On vendor prefixes and WODs

With yesterday’s revelation that Opera are going to support WebKit prefixes, the vendor-prefix issue which first raised its head back in February, was once again brought to the fore. Personally I don’t think that vendors supporting each other’s prefixes is a good thing.

At the moment we don’t have the technical ins and outs of how or what Opera will supprt exactly, as this will be released by Opera in a detailed blog post soon. But from comments I’ve seen from some Opera people on Twitter, it appears that it will only be a handful of the more common WebKit prefixes. Opera evangelist Bruce Lawson provided .net magazine with a statement indicating that:

…too many authors of mobile sites only use the WebKit-prefixed version, and not even the standard, unprefixed one, when it is available…[which]…leads to a reduced user experience on Opera, Mobile Firefox and Mobile IE, which don’t receive the same shiny effects, such as transitions, gradients and the like, even if the browser supports those effects.

Fair enough, I think, but I also don’t think that vendors should be pandering to the needs of bad web developers. If you’re a web developer who only uses WebKit prefixes then you’re not a very good one.

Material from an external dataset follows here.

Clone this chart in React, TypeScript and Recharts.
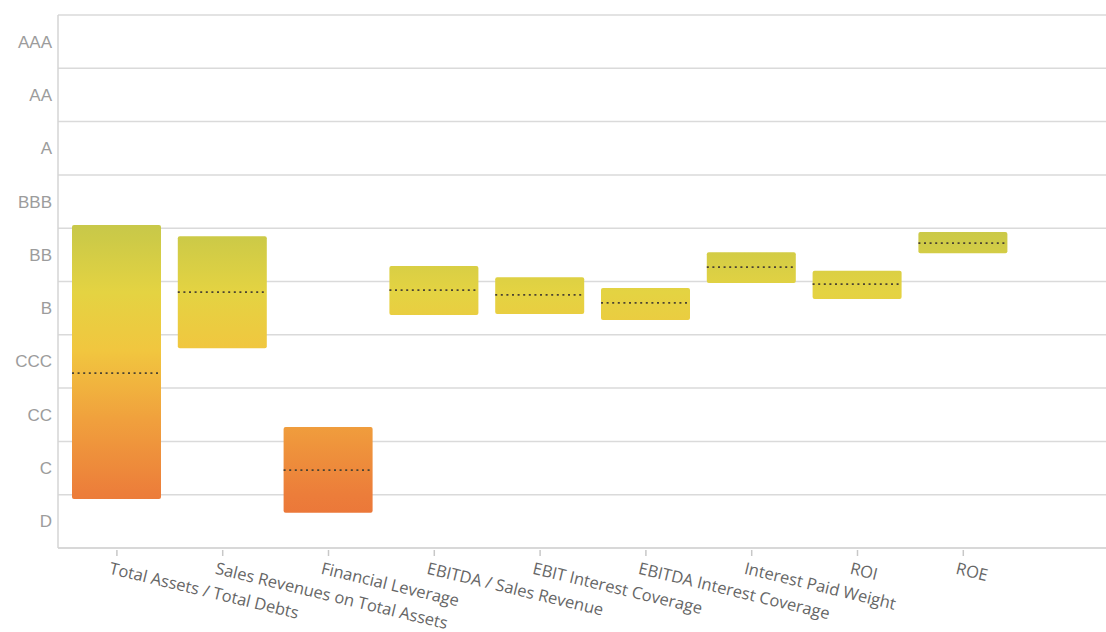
import { Bar, CartesianGrid, ComposedChart, XAxis, YAxis } from 'recharts';

const ratings = ['D', 'C', 'CC', 'CCC', 'B', 'BB', 'BBB', 'A', 'AA', 'AAA'];
const ratingTicks = [0.5, 1.5, 2.5, 3.5, 4.5, 5.5, 6.5, 7.5, 8.5, 9.5];
const gridValues = [0, 1, 2, 3, 4, 5, 6, 7, 8, 9, 10];
const ratingDomain: [number, number] = [0, 10];

const indicators = [
  'Total Assets / Total Debts',
  'Sales Revenues on Total Assets',
  'Financial Leverage',
  'EBITDA / Sales Revenue',
  'EBIT Interest Coverage',
  'EBITDA Interest Coverage',
  'Interest Paid Weight',
  'ROI',
  'ROE',
  ''
];
const lows = [0.92, 3.75, 0.66, 4.37, 4.39, 4.28, 4.97, 4.67, 5.53, null];
const highs = [6.06, 5.85, 2.27, 5.29, 5.08, 4.88, 5.55, 5.2, 5.93, null];
const medians = [3.28, 4.8, 1.46, 4.84, 4.75, 4.6, 5.27, 4.95, 5.72, null];

type Row = {
  name: string;
  low: number | null;
  high: number | null;
  median: number | null;
  range: [number, number] | null;
};

const rows: Row[] = indicators.map((name, i) => ({
  name,
  low: lows[i],
  high: highs[i],
  median: medians[i],
  range: lows[i] === null ? null : [lows[i] as number, highs[i] as number]
}));

const ratingLabel = (value: number) => ratings[Math.floor(value)] ?? '';

// grid lines sit on the rating band edges, mapped linearly over the plot area
const gridLines = ({ offset }: any) => {
  const [lo, hi] = ratingDomain;
  return gridValues.map((v) => offset.top + offset.height * (1 - (v - lo) / (hi - lo)));
};

const RangeShape = (props: any) => {
  const { x, y, width, height, payload } = props;
  if (!payload || payload.low === null) return null;
  const top = Math.min(y, y + height);
  const h = Math.abs(height);
  const medY = top + ((payload.high - payload.median) / (payload.high - payload.low)) * h;
  return (
    <g>
      <rect x={x} y={top} width={width} height={h} rx={2} fill="url(#ratingFill)" />
      <line
        x1={x}
        x2={x + width}
        y1={medY}
        y2={medY}
        stroke="#4a4232"
        strokeWidth={1.8}
        strokeDasharray="2 3.6"
      />
    </g>
  );
};

const IndicatorTick = (props: any) => {
  const { x, y, payload } = props;
  if (!payload?.value) return null;
  return (
    <g transform={`translate(${x},${y})`}>
      <line x1={0} x2={0} y1={-6} y2={0} stroke="#c8c8c8" strokeWidth={1.5} />
      <text
        transform="rotate(13.5)"
        x={-4}
        y={19}
        textAnchor="start"
        fill="#666"
        fontSize={16.5}
        fontFamily="'Open Sans', sans-serif"
      >
        {payload.value}
      </text>
    </g>
  );
};

export default function App() {
  return (
    <div
      style={{
        position: 'absolute',
        left: 0,
        top: 0,
        width: 1106,
        height: 632,
        overflow: 'hidden',
        background: '#fff'
      }}
    >
      <ComposedChart
        width={1122}
        height={632}
        data={rows}
        margin={{ top: 15, right: 0, left: 0, bottom: 0 }}
      >
        <defs>
          <linearGradient id="ratingFill" gradientUnits="userSpaceOnUse" x1="0" y1="15" x2="0" y2="548">
            <stop offset="0.35" stopColor="#c0c54d" />
            <stop offset="0.42" stopColor="#cdca47" />
            <stop offset="0.52" stopColor="#e4d342" />
            <stop offset="0.63" stopColor="#f1c63f" />
            <stop offset="0.76" stopColor="#f0a03d" />
            <stop offset="0.9" stopColor="#ec7d3a" />
            <stop offset="1" stopColor="#ea6e38" />
          </linearGradient>
        </defs>
        <CartesianGrid
          vertical={false}
          verticalPoints={[]}
          verticalCoordinatesGenerator={() => []}
          stroke="#dadada"
          strokeWidth={1.5}
          horizontalCoordinatesGenerator={gridLines}
        />
        <XAxis
          dataKey="name"
          type="category"
          height={84}
          padding={{ left: 6, right: 0 }}
          interval={0}
          tick={<IndicatorTick />}
          tickSize={6}
          tickLine={false}
          axisLine={{ stroke: '#d4d4d4', strokeWidth: 1.5 }}
        />
        <YAxis
          type="number"
          domain={ratingDomain}
          ticks={ratingTicks}
          tickFormatter={ratingLabel}
          width={58}
          tickLine={false}
          axisLine={{ stroke: '#d4d4d4', strokeWidth: 1.5 }}
          tickMargin={0}
          tick={{
            fill: '#9c9c9c',
            fontSize: 17,
            fontFamily: "'Liberation Sans', Arial, sans-serif"
          }}
          interval={0}
        />
        <Bar
          dataKey="range"
          barSize={89}
          shape={<RangeShape />}
          isAnimationActive={false}
        />
      </ComposedChart>
    </div>
  );
}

Web developers should be testing what they produce in a number of browsers, at least Firefox, Opera, Safari, Chrome and the latest Internet Explorer. If a client says “I like this animation here, but why doesn’t it work in my IE8?”, it’s ok to give the excuse that the browser doesn’t support it. If the client wants that support, then further discussions can ensue.

Why is it any different for the WebKit Only Developer (from here on known as a WOD) who gets asked why the website whizziness doesn’t work in Firefox or Opera? It would make the lazy developer (which is what a WOD really is) dig a bit deeper and discover the world of other vendor prefixes and stacking them to support other browsers, and thus improving them as a web developer. This is what we should be aiming for and the vendors shouldn’t be supporting WODs and other lazy developers.

Ultimately my message to vendors is this: continue doing your good work and stop supporting the WODs.